Drivers sound alarm after deep potholes set off airbag on James Bay Highway
Quebec drivers say it's only a matter of time before someone is seriously injured
Drivers along the James Bay highway in Northern Quebec say it's only a matter of time before someone gets seriously hurt by potholes deep enough to trigger an airbag.
Jerry House was travelling north on the highway with his brother, sister and 70-year-old mother around 7 p.m. on April 29 when their car hit a pothole between kilometres 134 and 136.
"It sounded like a shotgun went off," he said.
There were no warning signs, House said, and his brother was driving the speed limit, between 90 and 100 km/h. He also said his brother couldn't avoid the pothole because of an oncoming 18-wheeler.
"At first we were shocked when the airbags went off. My sister was not injured and as for me, (I) had a big bruise on my right shoulder," he said.
House ended up needing an X-ray to make sure he wasn't injured more seriously.
He is still waiting for the final repair bill for his vehicle, but was told it will be close to $2,000.
"I'm just glad no one got hurt and I'm especially glad my mom didn't sit on the right side of the vehicle," he said.
'It almost threw me on the other side of the road'
Just the day before, Sandra Mianscum Icebound from the Cree community of Waswanipi was also driving north on the James Bay Highway in the early morning hours near kilometre 106.
She was taking three of her grandchildren to Waskaganish for the Goose Break holiday — a time when Cree families head out on the land to hunt geese returning to the territory. It was 3:30 a.m. and the children were asleep in the minivan, along with her son and another child, she said.
"There was no marker on the road," Mianscum Icebound said, adding the pothole blew both of the right side tires of her vehicle and bent the rims. "It almost threw me on the other side of the road. Good thing there was no car coming."
The 55-year-old said the group had to wait on the side of the highway until 7:30 that morning for a tow truck to take them to the nearest community of Matagami.
"They should fix the potholes for the safety of our children and grandchildren that are traveling there often," said Mianscum Icebound, adding she worries someone will eventually get hurt.
Mianscum Icebound had to rent a vehicle to continue the trip and leave her minivan behind for repairs, at a total cost of $900.
The James Bay Highway is 620 kilometres long and serves more than 11 thousand people, including several Cree communities, according to the Société de développement de la Baie James (SDBJ), which owns and maintains the road on behalf of the Quebec Transport Ministry and Hydro Quebec.
The poor state of the road is the subject of much discussion on social media, where a Facebook page has been dedicated to road conditions and warning other travellers where the worst potholes are.
Raymond Thibault, the chief executive officer of the SDBJ, admits the highway is in rough and even dangerous shape in some spots.
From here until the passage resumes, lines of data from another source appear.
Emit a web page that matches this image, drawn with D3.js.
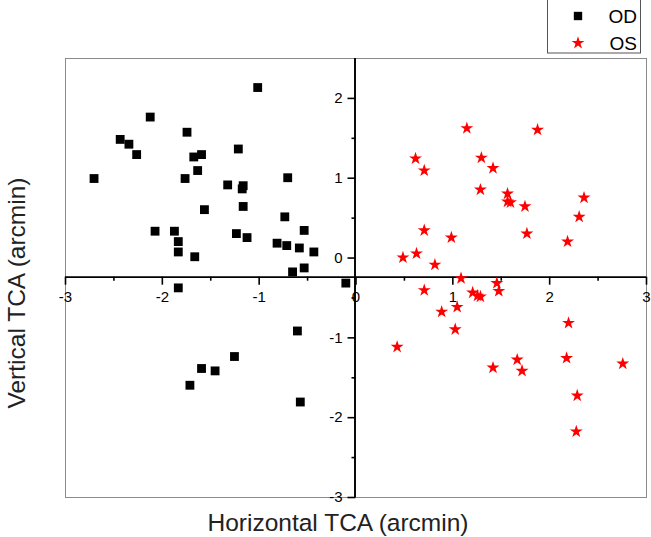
<!DOCTYPE html>
<html>
<head>
<meta charset="utf-8">
<script src="https://cdn.jsdelivr.net/npm/d3@7"></script>
<style>
  html, body { margin: 0; padding: 0; background: #fff; }
  svg { display: block; }
  text { font-family: "Liberation Sans", Arial, sans-serif; }
</style>
</head>
<body>
<svg id="chart" width="651" height="537"></svg>
<script>
// ---- Data ----
const odX = [-1.01,-2.12,-2.43,-2.34,-2.26,-2.70,-1.74,-1.67,-1.59,-1.63,-1.76,-1.21,-1.32,-1.16,-1.17,-0.70,-1.56,-1.16,-0.73,-2.07,-1.87,-1.83,-1.83,-1.66,-1.23,-1.12,-0.81,-0.71,-0.58,-0.53,-0.43,-0.65,-0.53,-1.83,-0.10,-0.60,-1.25,-1.59,-1.45,-1.71,-0.57];
const odY = [2.13,1.76,1.48,1.42,1.29,0.99,1.57,1.26,1.29,1.09,0.99,1.36,0.91,0.90,0.86,1.00,0.60,0.64,0.51,0.33,0.33,0.20,0.07,0.01,0.30,0.25,0.18,0.15,0.12,0.34,0.07,-0.18,-0.13,-0.38,-0.32,-0.92,-1.24,-1.39,-1.42,-1.60,-1.81];
const osX = [1.15,1.88,0.62,0.71,1.30,1.42,1.29,1.57,1.57,1.60,1.75,2.36,2.31,0.71,0.99,1.77,2.19,0.49,0.63,0.82,1.09,1.46,0.71,1.21,1.26,1.29,1.48,0.89,1.05,1.03,2.20,0.43,1.67,1.42,1.72,2.18,2.76,2.29,2.28];
const osY = [1.62,1.60,1.24,1.09,1.25,1.12,0.85,0.80,0.70,0.69,0.64,0.75,0.51,0.34,0.25,0.30,0.20,0.00,0.05,-0.09,-0.26,-0.32,-0.41,-0.44,-0.48,-0.49,-0.42,-0.68,-0.62,-0.90,-0.82,-1.12,-1.28,-1.38,-1.42,-1.26,-1.33,-1.73,-2.18];
const xTicks = [-3,-2,-1,0,1,2,3];
const xMinor = [-2.5,-1.5,-0.5,0.5,1.5,2.5];
const yTicks = [-3,-2,-1,0,1,2];
const yMinor = [-2.5,-1.5,-0.5,0.5,1.5];
const xAxisAt = -0.24;   // value on the y axis where the horizontal axis crosses
const seriesNames = ["OD","OS"];
const xTitle = "Horizontal TCA (arcmin)";
const yTitle = "Vertical TCA (arcmin)";

// ---- Layout ----
const svg = d3.select("#chart");
const pL = 65, pR = 646, pT = 58, pB = 497;
const x = d3.scaleLinear().domain([-3, 3]).range([pL, pR]);
const y = d3.scaleLinear().domain([-3, 2.5]).range([pB, pT]);

svg.append("rect").attr("width", 651).attr("height", 537).attr("fill", "#fff");

// frame
svg.append("rect")
  .attr("x", pL + 0.5).attr("y", pT + 0.5)
  .attr("width", pR - pL).attr("height", pB - pT)
  .attr("fill", "none").attr("stroke", "#8a8a8a").attr("stroke-width", 1);

// x axis (crossing at y = xAxisAt)
const gx = svg.append("g").attr("transform", `translate(0,${y(xAxisAt)})`);
gx.call(d3.axisBottom(x).tickValues(xTicks).tickSize(8).tickPadding(7).tickFormat(d => String(d)));
gx.append("g").call(d3.axisBottom(x).tickValues(xMinor).tickSize(4).tickFormat(""));
gx.selectAll(".domain").attr("stroke", "#000").attr("stroke-width", 1.6);
gx.selectAll("line").attr("stroke", "#000").attr("stroke-width", 1.6);
gx.selectAll("text").attr("font-size", 15).attr("fill", "#000")
  .attr("font-family", '"Liberation Sans", Arial, sans-serif');

// y axis (crossing at x = 0)
const gy = svg.append("g").attr("transform", `translate(${x(0)},0)`);
gy.call(d3.axisLeft(y).tickValues(yTicks).tickSize(8).tickPadding(5).tickFormat(d => String(d)));
gy.append("g").call(d3.axisLeft(y).tickValues(yMinor).tickSize(4).tickFormat(""));
gy.selectAll(".domain").attr("stroke", "#000").attr("stroke-width", 1.6);
gy.selectAll("line").attr("stroke", "#000").attr("stroke-width", 1.6);
gy.selectAll("text").attr("font-size", 15).attr("fill", "#000")
  .attr("font-family", '"Liberation Sans", Arial, sans-serif');
// plain axis lines without outer ticks
gx.selectAll(".domain").attr("d", `M${pL},0.5H${pR}`);
gy.selectAll(".domain").attr("d", `M-0.5,${pT}V${pB}`);

// data
const od = odX.map((v, i) => ({x: v, y: odY[i]}));
const os = osX.map((v, i) => ({x: v, y: osY[i]}));
const sq = d3.symbol().type(d3.symbolSquare).size(78);
const st = d3.symbol().type(d3.symbolStar).size(52);

svg.append("g").selectAll("path").data(od).join("path")
  .attr("d", sq).attr("transform", d => `translate(${x(d.x)},${y(d.y)})`)
  .attr("fill", "#000");
svg.append("g").selectAll("path").data(os).join("path")
  .attr("d", st).attr("transform", d => `translate(${x(d.x)},${y(d.y)})`)
  .attr("fill", "#ff0000");

// axis titles
svg.append("text").attr("x", 338).attr("y", 531).attr("text-anchor", "middle")
  .attr("font-size", 24.5).attr("fill", "#222").text(xTitle);
svg.append("text").attr("transform", "translate(25,293) rotate(-90)")
  .attr("text-anchor", "middle").attr("font-size", 24.5).attr("fill", "#222").text(yTitle);

// legend
const lg = svg.append("g");
lg.append("rect").attr("x", 547.5).attr("y", -1).attr("width", 93).attr("height", 54)
  .attr("fill", "#fff").attr("stroke", "#555").attr("stroke-width", 1);
lg.append("path").attr("d", d3.symbol().type(d3.symbolSquare).size(70))
  .attr("transform", "translate(578,16)").attr("fill", "#000");
lg.append("path").attr("d", d3.symbol().type(d3.symbolStar).size(52))
  .attr("transform", "translate(578,43)").attr("fill", "#ff0000");
lg.append("text").attr("x", 637).attr("y", 23).attr("text-anchor", "end")
  .attr("font-size", 19).attr("fill", "#000").text(seriesNames[0]);
lg.append("text").attr("x", 637).attr("y", 50).attr("text-anchor", "end")
  .attr("font-size", 19).attr("fill", "#000").text(seriesNames[1]);
</script>
</body>
</html>
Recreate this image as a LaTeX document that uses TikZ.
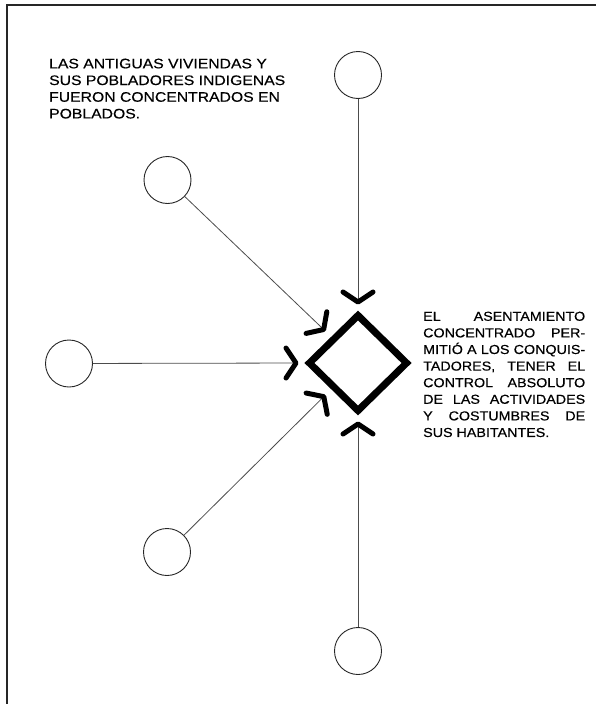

He said crews have been out since the beginning of May doing temporary repairs with cold asphalt, but people should still drive carefully.
"The type of repairs we are doing are temporary," said Thibault, adding that after a day or two of rain the repairs need to be redone. "I recommend that people drive with caution."
Thibault did say more permanent help is on the way at the section of the highway where both House and Mianscum Icebound had issues.
In 2017, the federal and provincial governments announced it was investing more than $265 million dollars to repair and repave close to half the surface of the James Bay Highway between now and 2021.
Thibault said the work slated for this year includes $60 million to replace more than 60 culverts and repave more than 118 kilometres, including the section between kilometres 88 and 200. A total of 11 bridges will also be repaired and repaved and guard rails replaced between kilometres 120 and 200.
The work is expected to begin near the end of June, according to Thibault.
In the meantime, he invites people to report where the worst potholes are located to the SDBJ.